Long Beach Water Conservation Sets Another Record

The Long Beach (Calif.) Board of Water Commissioners reported on Oct. 8 that less water was consumed in Long Beach this past fiscal year than any other year over the past decade.

In fact, Long Beach consumed less water than the city did during the height of the 1987-1992 drought, with mandatory rationing and a population 15 percent smaller than today. September 2008 also set a new record 10-year low, marking the city's ninth record-setting month for low water use since the board's declaration of an imminent water supply shortage in September 2007.

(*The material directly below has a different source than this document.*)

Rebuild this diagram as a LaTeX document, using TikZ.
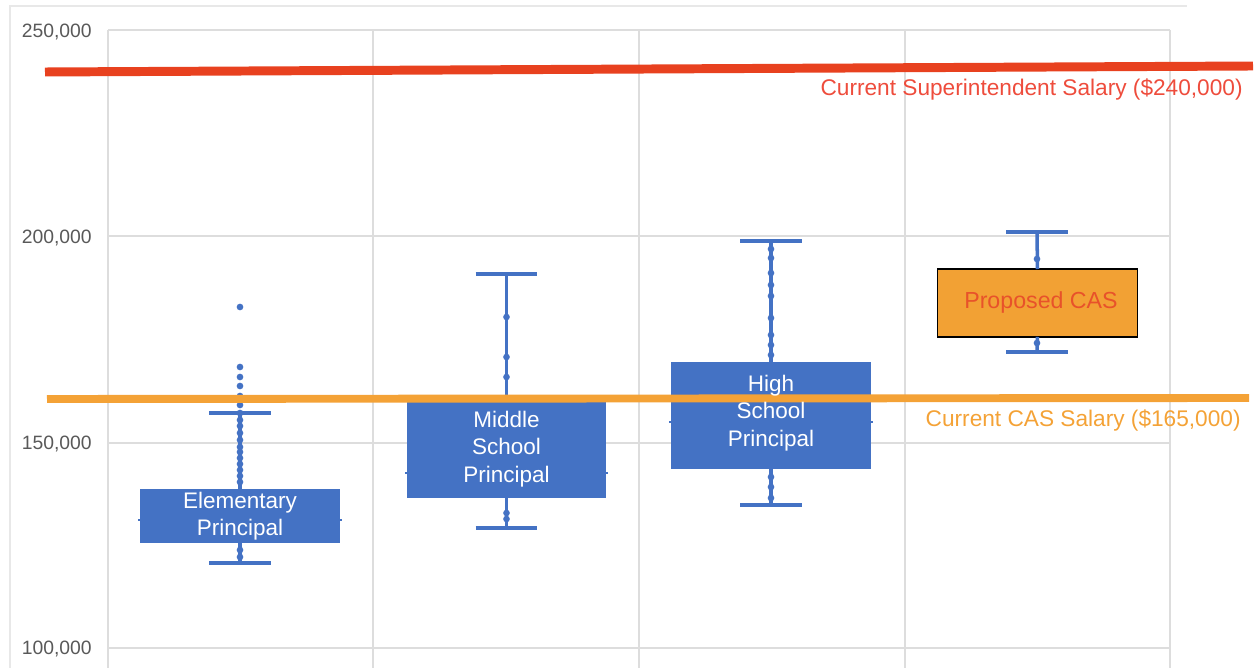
\documentclass[tikz,border=0pt]{standalone}
\usepackage{fontspec}
\setmainfont{Liberation Sans}
\definecolor{boxblue}{HTML}{4472C4}
\definecolor{gridgray}{HTML}{DDDDDD}
\definecolor{framegray}{HTML}{E8E8E8}
\definecolor{axisgray}{HTML}{595959}
\definecolor{suprred}{HTML}{E8411F}
\definecolor{suptext}{HTML}{EE4C3C}
\definecolor{casorange}{HTML}{F4A236}
\definecolor{casfill}{HTML}{F2A134}
\definecolor{castext}{HTML}{E8522A}
\begin{document}
\begin{tikzpicture}[x=0.02cm,y=-0.02cm,
    grid/.style={draw=gridgray,line width=1.1pt},
    plotbox/.style={fill=boxblue,inner sep=0pt,outer sep=0pt,minimum width=4cm},
    whisk/.style={draw=boxblue,line width=2pt},
    boxlab/.style={text=white,align=center,inner sep=0pt,font=\fontsize{12.8}{15.5}\selectfont},
    ylab/.style={anchor=east,text=axisgray,inner sep=0pt,font=\fontsize{11}{13}\selectfont},
    reflab/.style={anchor=east,inner sep=0pt,font=\fontsize{12.9}{15}\selectfont}]
	\useasboundingbox (0,0) rectangle (1259,668);
	
	% frame and grid
	\draw[framegray,line width=0.8pt] (10,668) -- (10,6) -- (1187,6);
	\foreach \gx in {108,373,639,905,1170}
		\draw[grid] (\gx,30) -- (\gx,668);
	\foreach \gy in {30,236,443,648}
		\draw[grid] (108,\gy) -- (1170,\gy);
	
	\node[ylab] (y250) at (92,32) {250,000};
	\node[ylab] (y200) at (92,238) {200,000};
	\node[ylab] (y150) at (92,444) {150,000};
	\node[ylab] (y100) at (92,649) {100,000};
	
	% boxes
	\node[plotbox,minimum height=1.08cm] (elem) at (240,516) {};
	\node[plotbox,minimum height=1.96cm] (mid) at (506.5,449) {};
	\node[plotbox,minimum height=2.14cm] (high) at (771,415.5) {};
	\node[plotbox,fill=casfill,draw=black,line width=0.9pt,minimum height=1.36cm] (cas) at (1037.5,303) {};
	
	% whiskers
	\coordinate (elemtop) at (240,413);  \coordinate (elembot) at (240,563);
	\coordinate (midtop) at (506.5,274); \coordinate (midbot) at (506.5,528);
	\coordinate (hightop) at (771,241);  \coordinate (highbot) at (771,505);
	\coordinate (castop) at (1037,232);  \coordinate (casbot) at (1037,352);
	\foreach \b in {elem,mid,high,cas} {
		\draw[whisk] (\b.north) -- (\b top);
		\draw[whisk] (\b.south) -- (\b bot);
		\draw[whisk] ([xshift=-0.62cm]\b top) -- ([xshift=0.62cm]\b top);
		\draw[whisk] ([xshift=-0.62cm]\b bot) -- ([xshift=0.62cm]\b bot);
	}
	
	% medians
	\draw[boxblue,line width=1pt] (138,520) -- (342,520);
	\draw[boxblue,line width=1pt] (405,473) -- (608,473);
	\draw[boxblue,line width=1pt] (669,422) -- (873,422);
	
	% data points
	\foreach \y in {307,367,377,386,396,405,413,420,426,433,440,447,452,458,464,470,476,482,550,557}
		\fill[boxblue] (240,\y) circle (1.9pt);
	\foreach \y in {317,357,377,513,519}
		\fill[boxblue] (506.5,\y) circle (1.9pt);
	\foreach \y in {249,258,273,285,296,318,335,345,355,477,487,498}
		\fill[boxblue] (771,\y) circle (1.9pt);
	\foreach \y in {259,343}
		\fill[boxblue] (1037,\y) circle (1.9pt);
	
	% reference salaries
	\coordinate (supL) at (45,72);  \coordinate (supR) at (1253,66);
	\coordinate (casL) at (47,399); \coordinate (casR) at (1249,398);
	\draw[suprred,line width=5.1pt] (supL) -- (supR);
	\draw[casorange,line width=4.5pt] (casL) -- (casR);
	
	\node[reflab,text=suptext] (suplab) at (1243,89) {Current Superintendent Salary (\$240,000)};
	\node[reflab,text=casorange] (caslab) at (1241,420) {Current CAS Salary (\$165,000)};
	
	% box labels
	\node[boxlab] (elemlab) at (elem) {Elementary\\Principal};
	\node[boxlab] (midlab) at (mid) {Middle\\School\\Principal};
	\node[boxlab] (highlab) at (771,413) {High\\School\\Principal};
	\node[boxlab,text=castext,font=\fontsize{13.2}{15.5}\selectfont] (caslab2) at (1041,303) {Proposed CAS};
	
\end{tikzpicture}
\end{document}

Some of those record-setting numbers include:

•Water demand for FY 2008 was 9.2 percent below the 10-year average.

•Water demand for FY 2008 was 9.4 percent below water demand for Fiscal Year 2007, and 8.5 percent below water demand for FY 2006.

•September 2008 demand is 11.1 percent below the 10-year average for September, and a new 10-year record low.

•Long Beach used 6,368 acre-feet less water in FY 2008 than the city used in FY 2007, and 4,540 acre-feet less than the city used in FY 2006.

"This is an entire community coming together and engaging itself in worthy endeavor," said John Allen, president of the Long Beach Board of Water Commissioners. "We simply must change our lifestyle so that inefficient and wasteful uses of water, particularly outdoor uses, are no longer tolerated by anyone," he said.

According to Kevin Wattier, general manager of the Long Beach Water Department, Long Beach took the action it did more than a year ago now not because of a "drought," but because "we recognized then the need to permanently reduce our water consumption specifically due to the permanent reductions in water supply imports to southern California. We no longer have enough water to meet demand here in southern California, even in normal hydrologic years. Every city in southern California needs to implement mandatory prohibitions on certain outdoor uses of water, and make those prohibitions permanent."